Impairment of phototaxis by the pharmacological AMPK activator AICAR. Dictyostelium slugs of the parental strain (AX2; a) or an AMPKα antisense-inhibited transformant (143 copies of the antisense construct; b) were allowed to form and migrate toward a lateral light source on water agar supplemented with the indicated concentrations of AICAR. Slug trails were blotted onto PVC discs stained with Coomassie blue protein stain, digitized, and plotted from a common origin. The light source was to the right of the Figure. In the presence of AICAR, the wild-type slugs were disoriented so that their trails wound about much more during phototaxis. This did not occur with the AMPKα antisense-inhibited strain.
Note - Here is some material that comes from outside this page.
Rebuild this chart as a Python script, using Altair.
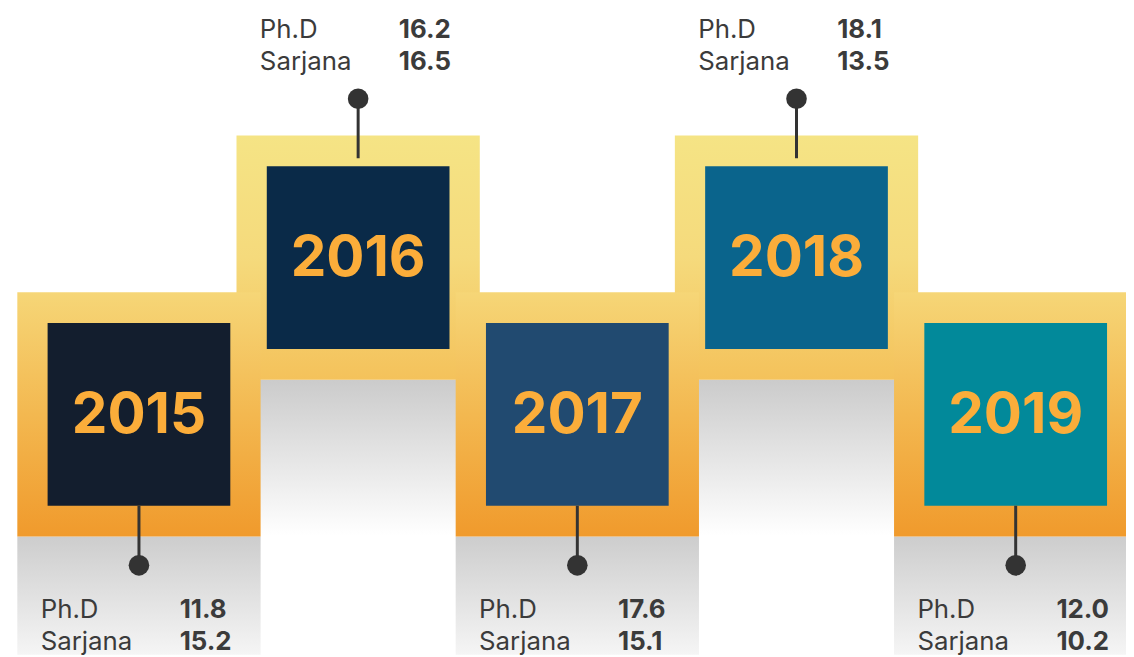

The inset shows a separate experiment with wild-type cells in which the dose response to AICAR was clearer.

Figure 8.

Model for the role of AMPK signaling in mitochondrial disease. Cpn60 is chaperonin 60 whose undersupply in antisense-inhibited cells causes mitochondrial dysfunction. Arrowheads indicate stimulation, and barred ends indicate inhibition. AMP, ADP, and ATP are interconvertible. Mitochondrial biogenesis and function favor ATP production, whereas the cellular activities in the ellipses in the flame-shaded region consume ATP and favor AMP generation. AMP activates and ATP inhibits AMPK, which in turn stimulates mitochondrial biogenesis and inhibits some energy-consuming cellular activities (e.g., growth and cell cycle progression, morphogenesis, and photosensory signal transduction), but not others (e.g., phagocytosis and macropinocytosis). In mitochondrially diseased cells, AMPK is chronically activated, which homeostatically returns mitochondrial mass and ATP levels to near normal, but it also chronically inhibits cell proliferation and impairs multicellular morphogenesis and photosensory behavior (phototaxis).